● WHAT TO DO
Return the lines exactly as they stand, from the first of the material through the line containing "XAxis, YAxis, ReferenceLine".

● SOURCE EXCERPT
━━━━

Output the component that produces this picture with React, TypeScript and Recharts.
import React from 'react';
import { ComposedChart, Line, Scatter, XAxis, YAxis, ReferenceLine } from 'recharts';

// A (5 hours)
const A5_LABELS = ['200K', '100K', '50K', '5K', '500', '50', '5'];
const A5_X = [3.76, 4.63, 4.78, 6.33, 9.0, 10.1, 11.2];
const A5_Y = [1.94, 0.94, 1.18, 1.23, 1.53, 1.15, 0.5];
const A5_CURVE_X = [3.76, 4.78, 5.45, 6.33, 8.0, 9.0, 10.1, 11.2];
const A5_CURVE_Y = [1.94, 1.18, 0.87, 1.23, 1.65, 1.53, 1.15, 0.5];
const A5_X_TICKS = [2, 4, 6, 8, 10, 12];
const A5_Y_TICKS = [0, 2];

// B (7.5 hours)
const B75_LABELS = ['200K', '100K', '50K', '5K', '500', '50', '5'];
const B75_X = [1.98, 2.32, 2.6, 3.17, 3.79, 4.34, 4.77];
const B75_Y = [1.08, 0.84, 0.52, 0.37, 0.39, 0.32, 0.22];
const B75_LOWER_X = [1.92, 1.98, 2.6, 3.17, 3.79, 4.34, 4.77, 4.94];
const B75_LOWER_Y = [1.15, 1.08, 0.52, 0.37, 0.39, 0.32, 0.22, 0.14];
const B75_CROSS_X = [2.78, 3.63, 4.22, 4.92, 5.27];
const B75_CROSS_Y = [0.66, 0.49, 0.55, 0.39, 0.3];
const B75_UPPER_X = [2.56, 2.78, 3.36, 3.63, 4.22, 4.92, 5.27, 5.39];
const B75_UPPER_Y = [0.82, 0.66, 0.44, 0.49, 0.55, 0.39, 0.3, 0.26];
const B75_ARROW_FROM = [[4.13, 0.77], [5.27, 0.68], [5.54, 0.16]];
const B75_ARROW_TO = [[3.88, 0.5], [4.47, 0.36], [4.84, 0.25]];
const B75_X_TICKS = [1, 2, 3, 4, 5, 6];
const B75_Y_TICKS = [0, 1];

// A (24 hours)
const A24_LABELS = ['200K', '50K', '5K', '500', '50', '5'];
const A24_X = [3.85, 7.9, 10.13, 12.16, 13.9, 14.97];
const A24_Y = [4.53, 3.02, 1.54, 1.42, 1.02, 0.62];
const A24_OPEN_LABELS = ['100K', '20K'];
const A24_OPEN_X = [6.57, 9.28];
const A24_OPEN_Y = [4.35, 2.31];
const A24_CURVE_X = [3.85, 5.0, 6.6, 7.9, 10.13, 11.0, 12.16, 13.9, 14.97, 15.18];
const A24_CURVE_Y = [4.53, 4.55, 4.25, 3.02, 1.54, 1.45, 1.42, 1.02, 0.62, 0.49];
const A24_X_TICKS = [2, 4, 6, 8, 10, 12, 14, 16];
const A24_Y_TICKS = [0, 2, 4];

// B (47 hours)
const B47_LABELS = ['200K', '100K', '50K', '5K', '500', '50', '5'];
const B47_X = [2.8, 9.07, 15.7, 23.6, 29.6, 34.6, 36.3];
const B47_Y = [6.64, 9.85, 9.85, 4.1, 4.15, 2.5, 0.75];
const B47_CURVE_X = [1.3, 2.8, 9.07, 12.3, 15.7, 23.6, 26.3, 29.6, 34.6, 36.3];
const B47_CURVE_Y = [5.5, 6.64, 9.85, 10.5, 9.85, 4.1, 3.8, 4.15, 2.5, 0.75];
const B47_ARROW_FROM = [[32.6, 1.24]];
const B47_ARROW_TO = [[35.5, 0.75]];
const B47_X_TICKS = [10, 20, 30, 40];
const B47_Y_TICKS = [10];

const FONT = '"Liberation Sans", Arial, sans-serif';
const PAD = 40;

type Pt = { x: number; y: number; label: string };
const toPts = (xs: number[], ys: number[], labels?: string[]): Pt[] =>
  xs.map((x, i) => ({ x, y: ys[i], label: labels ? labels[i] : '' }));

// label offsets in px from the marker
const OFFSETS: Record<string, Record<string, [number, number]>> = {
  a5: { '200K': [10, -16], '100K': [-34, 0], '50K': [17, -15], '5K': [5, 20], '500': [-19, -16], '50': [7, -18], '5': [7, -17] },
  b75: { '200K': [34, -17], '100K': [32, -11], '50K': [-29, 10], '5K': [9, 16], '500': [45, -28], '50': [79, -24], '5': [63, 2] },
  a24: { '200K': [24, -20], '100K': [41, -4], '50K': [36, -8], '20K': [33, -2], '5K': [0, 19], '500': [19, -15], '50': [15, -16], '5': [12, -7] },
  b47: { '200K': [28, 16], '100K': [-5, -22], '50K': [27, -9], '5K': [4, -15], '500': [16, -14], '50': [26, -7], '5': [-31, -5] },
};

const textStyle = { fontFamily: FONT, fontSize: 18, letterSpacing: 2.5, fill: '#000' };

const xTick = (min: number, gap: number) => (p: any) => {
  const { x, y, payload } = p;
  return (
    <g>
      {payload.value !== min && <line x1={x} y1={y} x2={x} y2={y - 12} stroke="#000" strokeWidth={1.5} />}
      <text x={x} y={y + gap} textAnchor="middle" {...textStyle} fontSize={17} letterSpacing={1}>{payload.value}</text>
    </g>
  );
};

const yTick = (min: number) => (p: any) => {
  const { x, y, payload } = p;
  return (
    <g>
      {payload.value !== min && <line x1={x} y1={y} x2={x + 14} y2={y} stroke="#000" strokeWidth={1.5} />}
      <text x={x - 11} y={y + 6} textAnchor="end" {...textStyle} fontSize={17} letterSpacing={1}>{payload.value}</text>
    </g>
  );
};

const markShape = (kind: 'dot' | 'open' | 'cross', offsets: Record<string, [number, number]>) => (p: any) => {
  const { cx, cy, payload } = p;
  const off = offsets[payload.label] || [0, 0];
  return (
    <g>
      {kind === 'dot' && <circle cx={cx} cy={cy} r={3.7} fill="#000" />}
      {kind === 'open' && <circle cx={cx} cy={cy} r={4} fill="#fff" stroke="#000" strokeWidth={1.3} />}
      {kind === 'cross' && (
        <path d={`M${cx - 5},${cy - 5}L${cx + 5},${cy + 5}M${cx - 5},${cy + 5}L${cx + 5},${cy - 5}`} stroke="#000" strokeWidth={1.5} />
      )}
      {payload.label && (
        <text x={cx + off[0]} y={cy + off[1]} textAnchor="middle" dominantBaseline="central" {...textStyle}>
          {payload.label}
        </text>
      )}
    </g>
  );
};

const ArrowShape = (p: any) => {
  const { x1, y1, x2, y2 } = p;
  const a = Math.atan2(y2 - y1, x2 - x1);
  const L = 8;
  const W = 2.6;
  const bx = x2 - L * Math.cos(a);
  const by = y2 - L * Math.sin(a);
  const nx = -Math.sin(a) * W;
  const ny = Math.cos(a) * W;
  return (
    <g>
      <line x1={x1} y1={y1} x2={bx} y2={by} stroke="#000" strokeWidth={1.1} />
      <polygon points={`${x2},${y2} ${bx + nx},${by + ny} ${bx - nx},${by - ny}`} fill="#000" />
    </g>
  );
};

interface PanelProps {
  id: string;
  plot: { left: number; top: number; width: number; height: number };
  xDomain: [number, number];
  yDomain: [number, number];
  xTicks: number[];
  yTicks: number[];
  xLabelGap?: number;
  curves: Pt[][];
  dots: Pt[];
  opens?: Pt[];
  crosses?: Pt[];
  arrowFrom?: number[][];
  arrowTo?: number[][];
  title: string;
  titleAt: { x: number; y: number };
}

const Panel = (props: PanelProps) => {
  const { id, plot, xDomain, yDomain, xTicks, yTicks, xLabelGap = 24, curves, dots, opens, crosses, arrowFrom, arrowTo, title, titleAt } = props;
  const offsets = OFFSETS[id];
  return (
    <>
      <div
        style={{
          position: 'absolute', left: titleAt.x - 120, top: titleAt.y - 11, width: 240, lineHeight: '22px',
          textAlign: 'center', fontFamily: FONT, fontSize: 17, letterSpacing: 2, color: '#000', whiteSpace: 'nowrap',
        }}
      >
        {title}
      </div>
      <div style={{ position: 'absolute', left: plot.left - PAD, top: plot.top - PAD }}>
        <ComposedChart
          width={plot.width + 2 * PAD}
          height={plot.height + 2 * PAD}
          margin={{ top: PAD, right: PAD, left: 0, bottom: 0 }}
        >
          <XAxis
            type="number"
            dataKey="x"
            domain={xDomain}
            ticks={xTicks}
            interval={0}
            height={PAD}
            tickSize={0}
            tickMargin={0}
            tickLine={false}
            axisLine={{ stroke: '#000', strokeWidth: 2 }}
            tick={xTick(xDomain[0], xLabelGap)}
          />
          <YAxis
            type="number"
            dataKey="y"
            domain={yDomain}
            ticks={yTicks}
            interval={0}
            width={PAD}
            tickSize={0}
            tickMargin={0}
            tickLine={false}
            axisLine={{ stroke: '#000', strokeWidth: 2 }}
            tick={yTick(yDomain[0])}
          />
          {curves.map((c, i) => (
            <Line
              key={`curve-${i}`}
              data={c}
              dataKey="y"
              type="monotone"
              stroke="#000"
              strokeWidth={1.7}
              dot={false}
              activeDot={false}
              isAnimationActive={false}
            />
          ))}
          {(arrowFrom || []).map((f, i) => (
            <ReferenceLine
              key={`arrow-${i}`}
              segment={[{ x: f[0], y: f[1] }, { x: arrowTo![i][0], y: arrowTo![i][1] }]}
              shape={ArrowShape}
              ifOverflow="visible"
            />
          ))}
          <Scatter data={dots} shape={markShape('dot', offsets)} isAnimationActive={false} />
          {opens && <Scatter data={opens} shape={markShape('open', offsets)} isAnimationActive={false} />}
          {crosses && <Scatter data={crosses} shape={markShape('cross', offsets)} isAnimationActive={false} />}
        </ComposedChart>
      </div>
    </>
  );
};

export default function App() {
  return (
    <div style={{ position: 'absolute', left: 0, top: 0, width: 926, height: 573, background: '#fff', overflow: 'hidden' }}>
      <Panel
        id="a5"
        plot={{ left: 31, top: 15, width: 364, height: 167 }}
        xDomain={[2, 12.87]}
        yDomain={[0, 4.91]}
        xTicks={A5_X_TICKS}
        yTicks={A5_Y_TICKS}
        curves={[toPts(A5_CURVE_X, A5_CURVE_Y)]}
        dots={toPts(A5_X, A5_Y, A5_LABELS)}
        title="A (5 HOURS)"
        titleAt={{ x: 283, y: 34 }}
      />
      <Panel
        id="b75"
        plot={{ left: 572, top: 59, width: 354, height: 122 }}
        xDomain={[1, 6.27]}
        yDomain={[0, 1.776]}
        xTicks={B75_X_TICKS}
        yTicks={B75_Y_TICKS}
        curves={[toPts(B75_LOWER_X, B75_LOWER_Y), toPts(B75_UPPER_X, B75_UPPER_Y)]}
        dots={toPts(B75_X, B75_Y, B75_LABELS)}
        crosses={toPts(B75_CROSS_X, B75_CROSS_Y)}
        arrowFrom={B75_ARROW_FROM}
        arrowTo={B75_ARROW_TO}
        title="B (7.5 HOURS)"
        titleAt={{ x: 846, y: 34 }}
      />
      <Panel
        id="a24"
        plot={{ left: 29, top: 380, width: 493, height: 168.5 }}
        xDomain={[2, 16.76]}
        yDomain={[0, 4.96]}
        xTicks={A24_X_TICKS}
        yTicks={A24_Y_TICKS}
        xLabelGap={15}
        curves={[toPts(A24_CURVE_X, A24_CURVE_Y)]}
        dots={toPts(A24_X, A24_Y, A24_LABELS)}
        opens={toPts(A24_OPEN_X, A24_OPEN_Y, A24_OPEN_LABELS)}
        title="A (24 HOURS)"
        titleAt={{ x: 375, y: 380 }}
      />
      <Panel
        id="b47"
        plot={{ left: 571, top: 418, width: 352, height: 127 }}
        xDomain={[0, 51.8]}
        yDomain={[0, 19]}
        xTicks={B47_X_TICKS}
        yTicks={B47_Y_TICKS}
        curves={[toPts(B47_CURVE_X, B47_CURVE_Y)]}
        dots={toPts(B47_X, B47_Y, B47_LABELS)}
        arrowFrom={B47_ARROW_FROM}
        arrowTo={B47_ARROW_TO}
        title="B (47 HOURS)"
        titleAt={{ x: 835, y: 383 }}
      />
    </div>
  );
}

━━━━

● FULL OUTPUT
Output the component that produces this picture with React, TypeScript and Recharts.
import React from 'react';
import { ComposedChart, Line, Scatter, XAxis, YAxis, ReferenceLine } from 'recharts';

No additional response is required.